Two weeks later, the U.S. ambassador to Belgium mentioned the beating in a speech about the resurgence of anti-Semitism in Europe. Howard Gutman, himself a Jew, saw Océane’s plight as symptomatic of a larger problem: Jews and Muslims in Europe are caught in a proxy war that mirrors events in the Middle East, especially between Israel and the Palestinians.
"[E]very new settlement announced in Israel, every rocket shot over a border or suicide bomber on a bus, and every retaliatory military strike exacerbates the problem and provides a setback here in Europe for those fighting hatred and bigotry,” Gutman said.
He’s right: Politics in the Middle East refract into tensions between Jews and Muslims in Europe. Violence against Jews on the Continent tends to increase when violence rises between Israelis and Palestinians, for example. The National Consultative Commission on Human Rights counted 815 acts of anti-Semitic violence in France in 2009, compared with 459 the year before, and found that the uptick was a response to Operation Cast Lead, Israel’s bloody incursion into Gaza in early 2009.
But while incidents in the Middle East are relevant, the root cause of the problem between Jews and Muslims in Europe isn’t simply the Israeli-Palestinian conflict; it is primarily the failure of European states to integrate immigrants, Muslims in particular.
Governments throughout Europe have struggled for the last half-century to expand their notion of citizenship. Muslims who came from North Africa and Turkey as workers in the 1960s and early 1970s were expected to go home eventually. But they stayed and built families in Europe. Today, their children and grandchildren are still defined as second- and third-generation immigrants rather than as Belgian, French or German.

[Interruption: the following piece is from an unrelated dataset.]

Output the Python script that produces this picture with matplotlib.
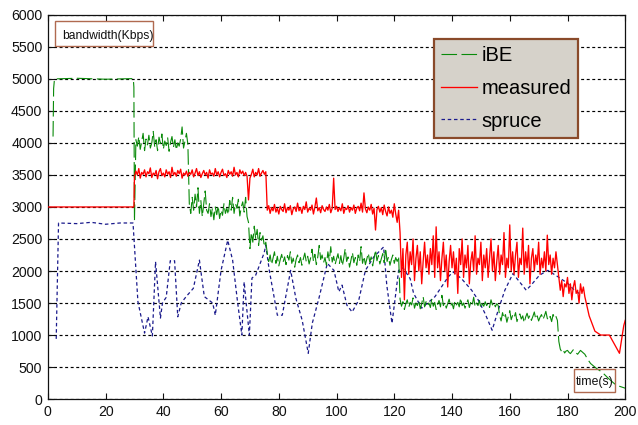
import numpy as np
import matplotlib
matplotlib.use("Agg")
import matplotlib.pyplot as plt
from matplotlib.patches import Rectangle

plt.rcParams['font.family'] = ['Liberation Sans', 'DejaVu Sans']

# ---------------- data (time in s, bandwidth in Kbps) ----------------
SAMPLE_STEP = 0.5

# iBE estimate
ibe_head_t = [1.8, 2.0, 2.3, 10.0, 20.0, 29.6, 29.8, 30.0]
ibe_head_v = [4100, 4850, 5000, 5010, 4995, 5005, 4870, 2780]

ibe_seg1_start = 30.5
ibe_seg1 = [4050, 3950, 4100, 3900, 4020, 4150, 3880, 4060, 3970, 4120,
            3920, 4000, 4180, 3940, 4050, 3880, 4090, 3990, 4140, 3900,
            4030, 3960, 4080, 3870, 4010, 4100, 3930, 4050, 3890, 4000,
            3950, 4060, 4250, 3920, 4030, 4150, 3980]
ibe_seg2_start = 49.0
ibe_seg2 = [3050, 2900, 3150, 2950, 3200, 3000, 3300, 2900, 3100, 2850,
            3050, 3250, 2950, 2900, 3050, 2850, 2980, 2800, 3000, 2880,
            3020, 2820, 2950, 2870, 3050, 2900, 2980, 2880, 3100, 2950,
            3150, 2900, 3050, 2980, 3120, 2860, 3000, 3080, 2920, 3150,
            2850, 2760]
ibe_seg3_start = 70.0
ibe_seg3 = [2350, 2600, 2450, 2700, 2500, 2650, 2400, 2600, 2480, 2550,
            2380, 2450]
ibe_seg4_start = 76.0
ibe_seg4 = [2280, 2150, 2250, 2100, 2200, 2300, 2120, 2230, 2080, 2180,
            2260, 2140, 2220, 2100, 2240, 2170, 2300, 2120, 2200, 2060,
            2180, 2250, 2130, 2210, 2090, 2190, 2280, 2150, 2230, 2110,
            2200, 2340, 2150, 2260, 2100, 2220, 2400, 2180, 2250, 2130,
            2210, 2090, 2300, 2160, 2380, 2140, 2230, 2100, 2190, 2270,
            2120, 2240, 2080, 2200, 2350, 2150, 2220, 2060, 2170, 2290,
            2130, 2210, 2090, 2250, 2150, 2380, 2120, 2230, 2100, 2190,
            2280, 2140, 2220, 2080, 2200, 2330, 2160, 2240, 2110, 2190,
            2270, 2130, 2360, 2150, 2220, 2090, 2180, 2250, 2120, 2210,
            2150, 2230]
ibe_seg5_start = 122.0
ibe_seg5 = [1560, 1450, 1520, 1400, 1490, 1550, 1430, 1510, 1470, 1580,
            1420, 1500, 1460, 1540, 1410, 1490, 1600, 1440, 1520, 1460,
            1500, 1430, 1570, 1450, 1510, 1400, 1480, 1540, 1440, 1620,
            1460, 1510, 1420, 1490, 1560, 1450, 1500, 1410, 1530, 1470,
            1510, 1440, 1580, 1460, 1500, 1420, 1490, 1550, 1430, 1520,
            1470, 1590, 1440, 1500, 1460, 1540, 1420, 1490, 1450, 1520,
            1460, 1500, 1430, 1550, 1470, 1510, 1440, 1490, 1460]
ibe_seg6_start = 156.5
ibe_seg6 = [1300, 1220, 1350, 1260, 1320, 1200, 1290, 1380, 1240, 1310,
            1270, 1350, 1210, 1290, 1330, 1250, 1300, 1190, 1280, 1340,
            1260, 1310, 1230, 1290, 1360, 1250, 1300, 1220, 1280, 1320,
            1240, 1300, 1370, 1260, 1230, 1290, 1210, 1320, 1260, 1290,
            1230]
ibe_seg7_start = 177.0
ibe_seg7 = [900, 780, 740, 770, 720, 750, 760, 730, 710, 740,
            770, 760, 720, 700, 730, 760, 740, 720, 700]
ibe_tail_t = [187.0, 188.0, 190.0, 192.0, 194.0, 196.0, 197.0, 198.0, 200.0]
ibe_tail_v = [620, 555, 480, 420, 330, 250, 215, 200, 170]

# measured bandwidth
meas_head_t = [0.0, 29.8]
meas_head_v = [3000, 3000]

meas_seg1_start = 30.0
meas_seg1 = [3480, 3560, 3500, 3600, 3450, 3540, 3510, 3580, 3470, 3550,
             3520, 3610, 3460, 3530, 3500, 3570, 3440, 3550, 3600, 3490,
             3530, 3470, 3580, 3510, 3550, 3460, 3620, 3500, 3540, 3480,
             3570, 3520, 3590, 3450, 3530, 3500, 3560, 3480, 3540, 3510,
             3580, 3470, 3530, 3600, 3490, 3550, 3460, 3520, 3570, 3500,
             3540, 3450, 3580, 3510, 3530, 3480, 3600, 3500, 3550, 3470,
             3540, 3590, 3490, 3520, 3460, 3570, 3510, 3550, 3480, 3620,
             3500, 3540, 3470, 3580, 3520, 3560, 3490, 3540, 3480, 3110,
             3450, 3510, 3590, 3470, 3540, 3500, 3600, 3480, 3530, 3570,
             3510, 3550]
meas_seg2_start = 76.0
meas_seg2 = [2950, 3020, 2900, 2990, 2940, 3040, 2920, 2980, 2890, 3010,
             2960, 2930, 3050, 2910, 2990, 2950, 3020, 2880, 2970, 3000,
             2930, 3060, 2940, 2990, 2900, 3010, 2960, 3080, 2920, 2980,
             2950, 3030, 2890, 3000, 3140, 2940, 2990, 2910, 3020, 2960,
             2930, 3000, 2950, 3040, 2910, 2980, 3450, 2960, 3010, 2930,
             2990, 2940, 3050, 2900, 2980, 2960, 3020, 2920, 2990, 2950,
             3030, 2900, 2980, 3010, 2940, 3060, 2920, 3220, 2970, 2910,
             3000, 2950, 3040, 2890, 2980, 2640, 2960, 3010, 2920, 2990,
             2880, 3030, 2930, 2860, 3000, 2900, 2950, 2840, 3050, 2890,
             2760, 2950]
meas_seg3_start = 122.0
meas_seg3 = [2600, 1900, 2350, 1550, 2250, 2450, 1950, 2300, 2100, 2500,
             1850, 2200, 2400, 2000, 2300, 1800, 2150, 2450, 2050, 2250,
             1950, 2350, 2100, 2550, 1900, 2690, 2050, 2300, 1850, 2200,
             2450, 2000, 2250, 1750, 2150, 2400, 2050, 2300, 1950, 2200,
             1650, 2350, 2100, 2500, 1900, 2250, 2050, 2400, 1800, 2150,
             2300, 2000, 2550, 1950, 2200, 2100, 2450, 1850, 2250, 2050,
             2350, 1900, 2200, 2500, 2000, 2300, 1850, 2150, 2400, 1950,
             2250, 2100, 2600, 1900, 2200, 2050, 2720, 2000, 2300, 1950,
             2250, 2450, 1900, 2200, 2100, 2670, 1950, 2300, 2050, 2400,
             1800, 2200, 2350, 2000, 2250, 2100, 2450, 1950, 2200, 2050,
             2300, 2000, 2560, 2100, 2250, 1950, 2200, 2050, 2300, 2100]
meas_seg4_start = 177.0
meas_seg4 = [1900, 1700, 1850, 1600, 1800, 1750, 1900, 1650, 1800, 1550,
             1750, 1850, 1650, 1700, 1500, 1800, 1650, 1750, 1600]
meas_tail_t = [187.5, 189.5, 191.5, 194.5, 198.0, 199.5, 200.0]
meas_tail_v = [1300, 1060, 1000, 1000, 715, 1150, 1230]

# spruce estimate
spruce_t = [2.9, 3.7, 10, 15, 20, 25, 29.5, 31.2, 33.5, 34.7, 36.2, 37.3,
            39.0, 39.7, 41.0, 42.4, 43.9, 45.0, 46.2, 47.9, 50.4, 52.5, 53.1,
            54.2, 57.1, 58.0, 60.0, 62.3, 64.0, 65.7, 67.2, 68.0, 68.6, 69.8,
            70.7, 72.0, 74.9, 75.5, 76.7, 79.5, 81.2, 84.1, 85.9, 88.1, 90.2,
            91.6, 93.9, 96.8, 99.1, 100.8, 101.9, 103.6, 105.4, 107.7, 110.0,
            112.9, 116.3, 117.4, 119.2, 120.1, 121.5, 123.0, 125.5, 126.7,
            129.5, 134.1, 138.7, 140.4, 143.3, 146.8, 149.1, 151.4, 153.9,
            156.0, 158.3, 161.1, 163.4, 165.7, 167.4, 170.3, 173.2, 176.7,
            180.0, 182.4, 184.0]
spruce_v = [940, 2750, 2740, 2760, 2730, 2750, 2750, 1520, 1030, 1285, 985,
            2145, 1265, 1500, 1590, 2160, 2160, 1285, 1500, 1600, 1730, 2170,
            1965, 1600, 1500, 1310, 2010, 2480, 2170, 1520, 1000, 1830, 1545,
            1000, 1890, 1935, 2280, 2400, 2010, 1310, 1310, 2010, 1575, 1230,
            715, 1185, 1575, 2120, 2010, 1675, 1780, 1465, 1360, 1545, 2010,
            2220, 2375, 1780, 1185, 1500, 2010, 2050, 1880, 1650, 1420, 1600,
            1910, 1985, 1880, 1700, 1545, 1340, 1075, 1390, 1700, 1960, 1830,
            1700, 1780, 1935, 2010, 1910, 1810, 1700, 1650]

x_ticks = list(range(0, 201, 20))
y_ticks = list(range(0, 6001, 500))


def build_series(head_t, head_v, segments, tail_t, tail_v):
    ts, vs = [np.asarray(head_t, float)], [np.asarray(head_v, float)]
    for start, vals in segments:
        ts.append(start + SAMPLE_STEP * np.arange(len(vals)))
        vs.append(np.asarray(vals, float))
    ts.append(np.asarray(tail_t, float))
    vs.append(np.asarray(tail_v, float))
    return np.concatenate(ts), np.concatenate(vs)


ibe_t, ibe_v = build_series(
    ibe_head_t, ibe_head_v,
    [(ibe_seg1_start, ibe_seg1), (ibe_seg2_start, ibe_seg2),
     (ibe_seg3_start, ibe_seg3), (ibe_seg4_start, ibe_seg4),
     (ibe_seg5_start, ibe_seg5), (ibe_seg6_start, ibe_seg6),
     (ibe_seg7_start, ibe_seg7)],
    ibe_tail_t, ibe_tail_v)

meas_t, meas_v = build_series(
    meas_head_t, meas_head_v,
    [(meas_seg1_start, meas_seg1), (meas_seg2_start, meas_seg2),
     (meas_seg3_start, meas_seg3), (meas_seg4_start, meas_seg4)],
    meas_tail_t, meas_tail_v)

# ---------------- figure ----------------
fig = plt.figure(figsize=(6.38, 4.25), dpi=100)
ax = fig.add_axes([0.075, 0.061, 0.905, 0.904])

GREEN = '#0a8a0a'
RED = '#ff0000'
NAVY = '#1a1a8c'

l_sp, = ax.plot(spruce_t, spruce_v, color=NAVY, lw=0.9,
                linestyle=(0, (2.8, 2.2)), label='spruce', zorder=3)
l_ibe, = ax.plot(ibe_t, ibe_v, color=GREEN, lw=0.8,
                 linestyle=(0, (14, 4)), label='iBE', zorder=4)
l_me, = ax.plot(meas_t, meas_v, color=RED, lw=0.95, label='measured', zorder=5)

ax.set_xlim(0, 200)
ax.set_ylim(0, 6000)
ax.set_xticks(x_ticks)
ax.set_yticks(y_ticks)
ax.tick_params(direction='in', length=4, width=0.8, top=True, right=True,
               labelsize=10.2, pad=4, colors='#111111')
for sp in ax.spines.values():
    sp.set_linewidth(0.9)
    sp.set_color('#111111')

ax.yaxis.grid(True, color='black', linewidth=0.85, linestyle=(0, (2.5, 2.2)))
ax.xaxis.grid(False)
ax.set_axisbelow(True)

leg = ax.legend(handles=[l_ibe, l_me, l_sp], loc='upper left',
                bbox_to_anchor=(0.669, 0.937), borderaxespad=0,
                fontsize=14.5, fancybox=False, framealpha=1,
                facecolor='#d6d2ca', edgecolor='#8a4a2a',
                handlelength=1.8, handletextpad=0.2, labelspacing=0.68,
                borderpad=0.35)
leg.get_frame().set_linewidth(1.6)
leg.set_zorder(10)

# axis-name boxes
box_color = '#b06a50'
ax.add_patch(Rectangle((0.0126, 0.920), 0.170, 0.065, transform=ax.transAxes,
                       facecolor='white', edgecolor=box_color, lw=1.0, zorder=9))
ax.text(0.024, 0.944, 'bandwidth(Kbps)', transform=ax.transAxes,
        fontsize=8.7, ha='left', va='center', color='#111111', zorder=10)

ax.add_patch(Rectangle((0.911, 0.018), 0.071, 0.059, transform=ax.transAxes,
                       facecolor='none', edgecolor=box_color, lw=1.0, zorder=9))
ax.text(0.9466, 0.0456, 'time(s)', transform=ax.transAxes,
        fontsize=8.8, ha='center', va='center', color='#111111', zorder=10)

fig.savefig('out.png', dpi=100)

This is partly because many Europeans cannot quite imagine how Islam and a secular European identity might co-exist. It is also because the once-marginal anti-Muslim ideas of the far right have become more mainstream; Muslims have replaced Jews as the scapegoats of Europe. If Muslims in Europe so thoroughly identify with the Palestinian cause today — posters at rallies for the right to wear the hijab often call for a free Palestine — it is partly because a weak Palestine subs in for their own maligned population.
And so while Gutman’s diagnosis of the problem rings true, his fix for it is misguided. In that speech in late November, he said that the solution to tensions between Jews and Muslims in Europe “is in the hands of Israel, the Palestinians and Arab neighbors in the Middle East.”
In fact, the real answer lies much closer to home: according to a position-paper by the Brookings Institution, if Muslim communities in Europe felt less marginalization and had more economic opportunities, they would resort less to misdirected violence. Although attacks on Jews are scary and hard to explain away, there is no broad and systematic anti-Jewish sentiment in Europe, neither among Muslims nor among the rest of the population. This is not 1936.
The key to helping Belgians understand the attack on Océane is not to sit down with Benjamin Netanyahu. It is to sit down with the girls who punched her and find out how to make them feel welcome in Belgium.